Some thoughts about portability
I was reading through Kernigan and Pike's
The
Practice of Programming this weekend. It's a good book-- although,
to be honest, I was already aware of a lot of the things they talked
about.
One little gem I found in the book was a comment about portability. As
the book points out, there are two ways you can write portable code,
which they call the
"union" approach and the
"intersection" approach.
The union approach is to write compatibility shims over the
platform-specific interfaces that each platform gives you. The
intersection approach is to use only APIs that are provided by all the
platforms you intend to support.
A lot of programmers intuitively reach for the union approach. The
platform-specific APIs are often nicer and more powerful than the
cross-platform ones. However, Kernighan and Pike favor the
intersection approach. As they point out, it results in fewer lines of
code, which translates into less that you need to test.

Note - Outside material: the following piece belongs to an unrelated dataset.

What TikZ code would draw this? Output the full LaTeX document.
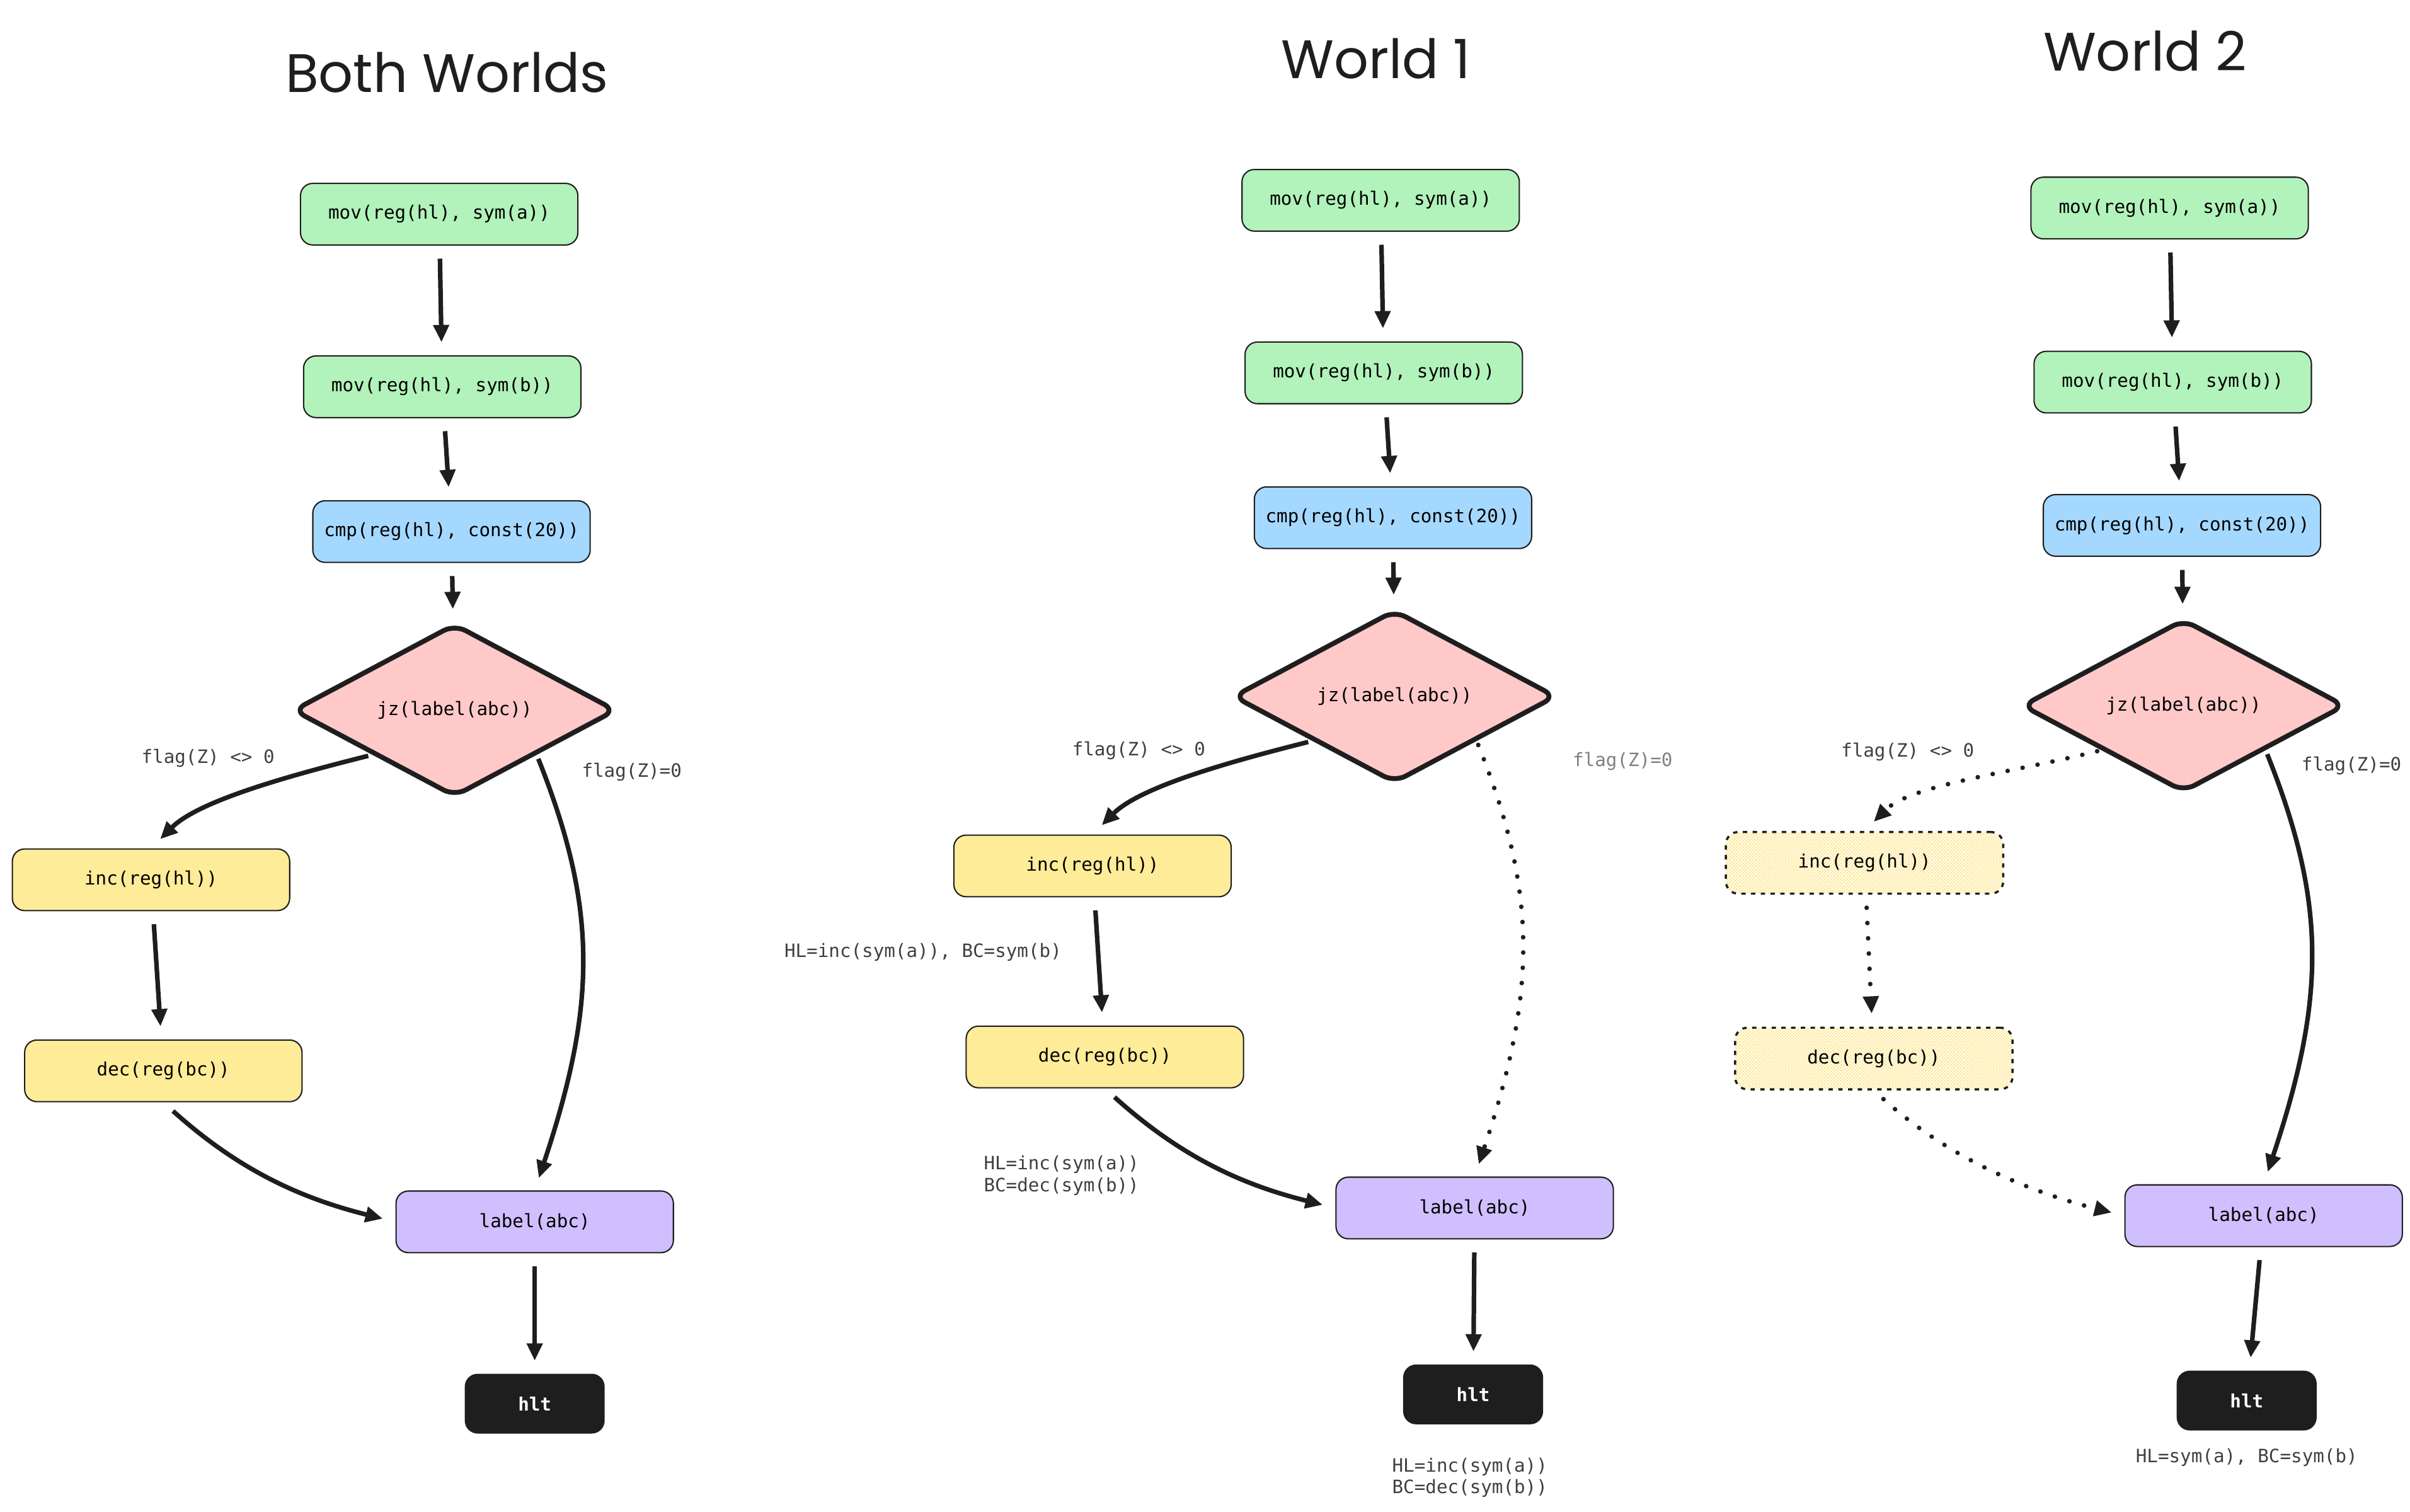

I have to admit, they are probably right. If you can, use the
intersection approach to portability, and save yourself a lot of grief
down the road.
The Third Way
Another approach is to use a library which hides the platform-specific
stuff from you. One example of this is
libev. Basically,
if you have to deal with lots and lots of file descriptors in C, libev
is what you want to use. Unlike epoll, which is Linux-specific, or
kqueue, which is BSD-specific, libev works across many different
platforms.
Of course, you have to be judicious about adding a new library to your
project. In general, I tend to reject libraries that introduce a huge
set of unecessary dependencies, are inefficient, or try to solve too
many unrelated problems. The ideal library just does one thing, and
does it very well.
Even well-written libraries have limitations. For example, libev
doesn't perform very well on Microsoft Windows. This is not really the
fault of the author, but just a reflection of the fact that file
descriptors are second-class citizens on Windows. In order to get
optimal performance on Windows, you would have to use completion ports,
which have a totally different API.
So in summary: don't be too quick to write compatibility shims. First,
see if you can make do with the APIs that are available to you on every
platform. If you do decide you need the shims after all, see if anyone
else has produced a good library to fill that role.